- Born: 11 April 1910 Bhatiyana, Hapur Tehsil, Meerut, United Provinces, British India (now Hapur district, Uttar Pradesh)
- Died: 21 August 1954 (aged 44) Hapur, Uttar Pradesh, India
- Education: B.A
- Alma mater: Meerut College
- Occupations: Writer, poet, social reformer
- Spouse: Nathodevi
- Writing career
- Language: Hindi
- Genres: Hindi literature, Dalit Literature
- Notable work: Hridayodgar

= Choudhari Mulkiram =

Hindi poet

Choudhari Mulkiram or Mulkiram Choudhary (1910–1954) was a Hindi poet, philosopher and civil servant.

== Personal life ==
Choudhari Mulkiram was born into [KHATIK] caste to Choudhari Dansahay at Hapur, United Provinces, British India.

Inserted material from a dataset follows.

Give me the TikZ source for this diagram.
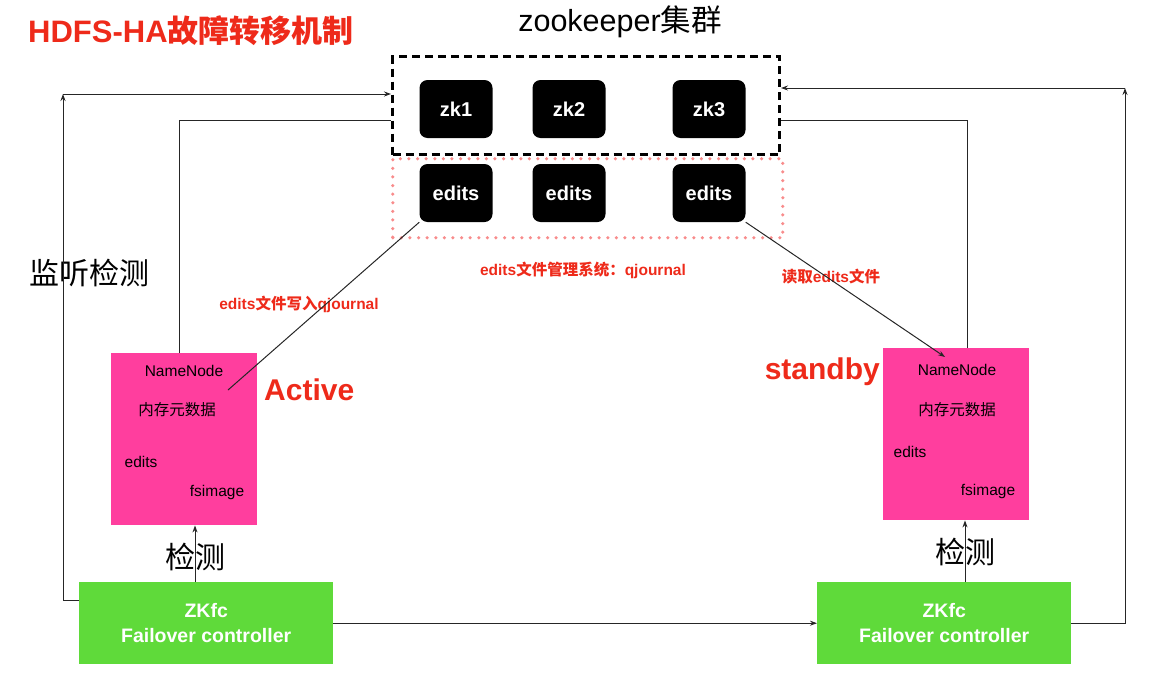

He completed his graduation from the Meerut College (U.P.) and was appointed as the Superintendent in the Dept. of Rural Development.

== Career ==
In 1939 he was selected as PCS officer and was first posted as Deputy Collector of Hardoi and also been Director of Social Welfare Department in U.P govt.

He entered into Hindi literary movement and chosen poetry as a mean to social reform. He befriended Krishna Dutt Paliwal and started working for Dalit movement and annihilation of castes. He also got influenced from Arya Samaj and worked for welfare of people.

An anthology of his poems, 'Hridayodgar' was published posthumously by Dr.Tarachand Pal Bekal.